In the other room we start discussing the fact that I'm on my own now and all that shit. He says he found a place for me to live in Lancaster. At first I wanted to say, I'm not living in Lancaster summer, but the truth was I kind of figured I would fall back on moving in with them if nothing else worked out. It downed on me now how much on my own I really was. Not a dime to my name and now not a home, no matter how much I dreaded it.

Well I put off discussing it with my father. I guess I figured if I waited long enough the place he had in mind would be taken and I would say 'damn, looks like I'm going to freeload for a while'(if only it was freeloading). Unfortunatly my Ma, Queen of making my relationship with my father uneasy, cornered the both of us lastnight. So I told him that I plan on staying where I am, I plan on getting myself a job within the field I want to work in. And I was ready to fight with him and he says "ok". So i try to break it out of him, what is he thinking, why does he not agree with this, what the fuck is going on? And he just said, well you know whats going on with your life, you know where you'll be best so I'll let you decide.

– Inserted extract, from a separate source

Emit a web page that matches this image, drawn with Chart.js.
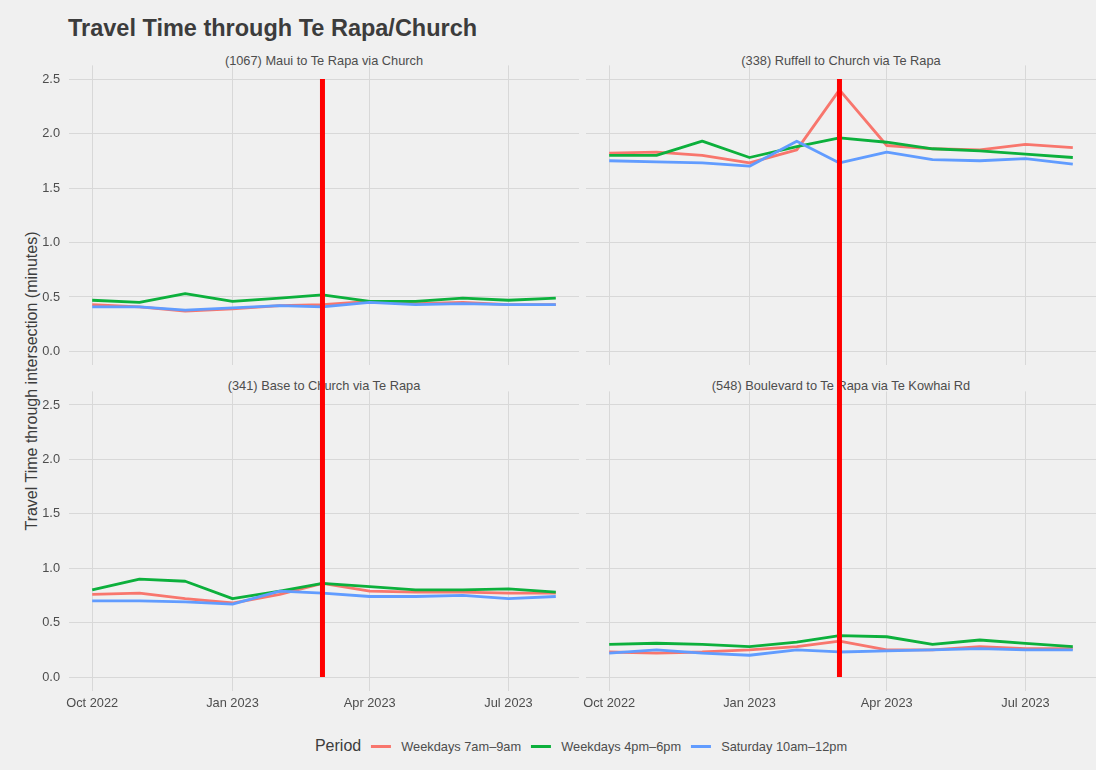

Well thats all well and good, it's what I've been waiting for since high school, being free of them, making my own decesions.
It's pretty fucked up though. They acted like they know what I want to do is a bad idea and they are just letting me do it.
I was cut off when all the shit went down last Spring. But they still remained my parents in every concieveble way. I don't know what the fuck happened since then, I became a model son; good grades, clean, workaholic, followed every single rule they every pulled out of their ass, even though I probably could have gotten away with breaking every rule, and now I am no longer welcome to stay in their house.

Got to grew up sometime. I'll do it tomorrow. I always wanted to be a homeless orphan living in a gang that steals to eat, like that boy from Free Willy until he gets adopted, but dirtier.
That and I have some fucked up writing I would like to make public someday...no one can tell me no anymore. and yet I'm still scared shitless.